• _TASK DESCRIPTION_: Pictures stay out. Extract the lines below from the first one through the line with "var socioLetters = ['a,b', 'a', 'b'];", both included.

▬▬▬▬▬▬▬▬▬▬

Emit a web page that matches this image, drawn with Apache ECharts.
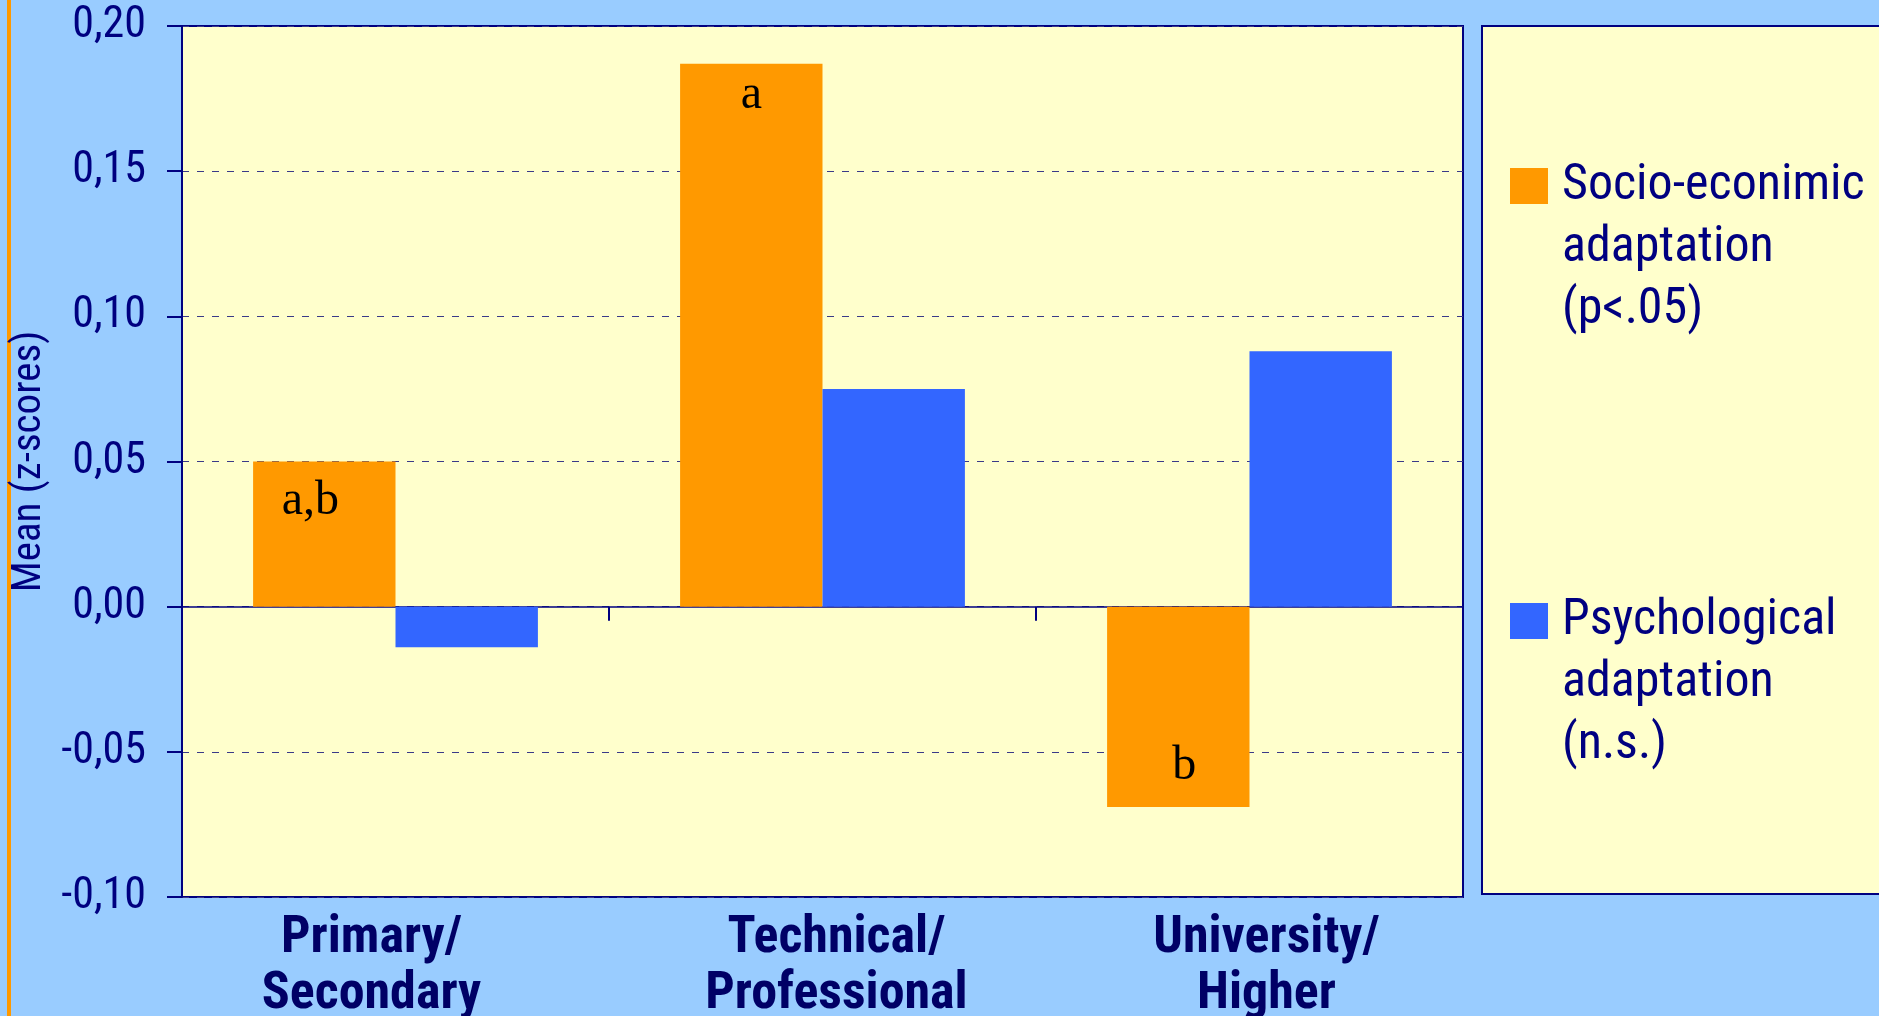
<!DOCTYPE html>
<html>
<head>
<meta charset="utf-8">
<script src="https://cdn.jsdelivr.net/npm/echarts@6/dist/echarts.min.js"></script>
<style>
  html, body { margin: 0; padding: 0; background: #99CCFF; }
  #chart { width: 1879px; height: 1016px; }
</style>
</head>
<body>
<div id="chart"></div>
<script>
// data
var categories = ['Primary/\nSecondary', 'Technical/\nProfessional', 'University/\nHigher'];
var seriesNames = ['Socio-econimic\nadaptation\n(p<.05)', 'Psychological\nadaptation\n(n.s.)'];
var socioValues = [0.050, 0.187, -0.069];
var psychValues = [-0.014, 0.075, 0.088];
var socioLetters = ['a,b', 'a', 'b'];

var navy = '#000080';
var narrow = '"Roboto Condensed", "Liberation Sans Narrow", "Arial Narrow", sans-serif';

// category labels and bar letters in the original sit a little off centre
var labelShift = [-24, 14, 17];
var letterNudge = [[-14, 8], [0, 0], [6, -3]];

function eachOf(arr, fn) {
    for (var i = 0; i < arr.length; i++) fn(arr[i], i);
}

var xData = [];
eachOf(categories, function (c, i) {
    var s = labelShift[i];
    xData.push({
        value: c,
        textStyle: { padding: s < 0 ? [0, -2 * s, 0, 0] : [0, 0, 0, 2 * s] }
    });
});

// letters inside the orange bars
var socioData = [];
eachOf(socioValues, function (v, i) {
    socioData.push({
        value: v,
        label: {
            show: true,
            formatter: socioLetters[i],
            position: v < 0 ? 'insideBottom' : 'insideTop',
            distance: v < 0 ? 14 : 8,
            offset: letterNudge[i]
        }
    });
});

var option = {
    backgroundColor: '#99CCFF',
    animation: false,
    graphic: [
        {
            type: 'rect',
            shape: { x: 7, y: 0, width: 4, height: 1016 },
            style: { fill: '#FF9900' }
        },
        {
            type: 'rect',
            shape: { x: 1482, y: 26, width: 420, height: 868 },
            style: { fill: '#FFFFCC', stroke: navy, lineWidth: 2 }
        }
    ],
    grid: {
        left: 182,
        right: 416,
        top: 26,
        bottom: 119,
        outerBoundsMode: 'none',
        containLabel: false,
        show: true,
        backgroundColor: '#FFFFCC',
        borderColor: navy,
        borderWidth: 2
    },
    legend: {
        orient: 'vertical',
        left: 1510,
        top: 37,
        padding: 0,
        itemWidth: 38,
        itemHeight: 36,
        itemGap: 137,
        icon: 'rect',
        data: seriesNames,
        // two empty lines on top keep the square beside the first line
        formatter: function (name) {
            var lines = ['', ''].concat(name.split('\n'));
            return lines.map(function (l) { return '{t|' + (l || ' ') + '}'; }).join('\n');
        },
        textStyle: {
            rich: {
                t: {
                    fontFamily: narrow,
                    fontSize: 50,
                    lineHeight: 62,
                    color: navy,
                    padding: [0, 0, 0, 9]
                }
            }
        }
    },
    xAxis: [
        {
            type: 'category',
            data: xData,
            position: 'bottom',
            axisLine: { show: false, onZero: false },
            axisTick: { show: false },
            axisLabel: {
                fontFamily: narrow,
                fontWeight: 'bold',
                fontSize: 52,
                lineHeight: 56,
                color: '#000066',
                margin: 14
            }
        },
        {
            type: 'category',
            data: categories,
            position: 'bottom',
            axisLine: { show: true, onZero: true, lineStyle: { color: navy, width: 1.5 } },
            axisTick: { show: true, alignWithLabel: false, length: 14, lineStyle: { color: navy, width: 2 } },
            axisLabel: { show: false }
        }
    ],
    yAxis: {
        type: 'value',
        min: -0.1,
        max: 0.2,
        interval: 0.05,
        name: 'Mean (z-scores)',
        nameLocation: 'middle',
        nameRotate: 90,
        nameGap: 132,
        nameTextStyle: { fontFamily: narrow, fontSize: 41, color: navy },
        axisLine: { show: true, lineStyle: { color: navy, width: 2 } },
        axisTick: { show: true, length: 15, lineStyle: { color: navy, width: 2 } },
        axisLabel: {
            fontFamily: narrow,
            fontSize: 44,
            color: navy,
            margin: 36,
            formatter: function (v) {
                return v.toFixed(2).replace('.', ',');
            }
        },
        splitLine: {
            show: true,
            lineStyle: { color: '#3a3a88', width: 1, type: [7, 8] }
        }
    },
    series: [
        {
            name: seriesNames[0],
            type: 'bar',
            xAxisIndex: 0,
            data: socioData,
            barGap: '0%',
            barCategoryGap: '33.3%',
            itemStyle: { color: '#FF9900' },
            label: {
                color: '#000000',
                fontFamily: '"Liberation Serif", "Times New Roman", serif',
                fontSize: 48
            }
        },
        {
            name: seriesNames[1],
            type: 'bar',
            xAxisIndex: 0,
            data: psychValues,
            barGap: '0%',
            barCategoryGap: '33.3%',
            itemStyle: { color: '#3366FF' }
        }
    ]
};

var chart = echarts.init(document.getElementById('chart'));
chart.setOption(option);
</script>
</body>
</html>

▬▬▬▬▬▬▬▬▬▬

• _TASK RESPONSE_:
Emit a web page that matches this image, drawn with Apache ECharts.
<!DOCTYPE html>
<html>
<head>
<meta charset="utf-8">
<script src="https://cdn.jsdelivr.net/npm/echarts@6/dist/echarts.min.js"></script>
<style>
  html, body { margin: 0; padding: 0; background: #99CCFF; }
  #chart { width: 1879px; height: 1016px; }
</style>
</head>
<body>
<div id="chart"></div>
<script>
// data
var categories = ['Primary/\nSecondary', 'Technical/\nProfessional', 'University/\nHigher'];
var seriesNames = ['Socio-econimic\nadaptation\n(p<.05)', 'Psychological\nadaptation\n(n.s.)'];
var socioValues = [0.050, 0.187, -0.069];
var psychValues = [-0.014, 0.075, 0.088];
var socioLetters = ['a,b', 'a', 'b'];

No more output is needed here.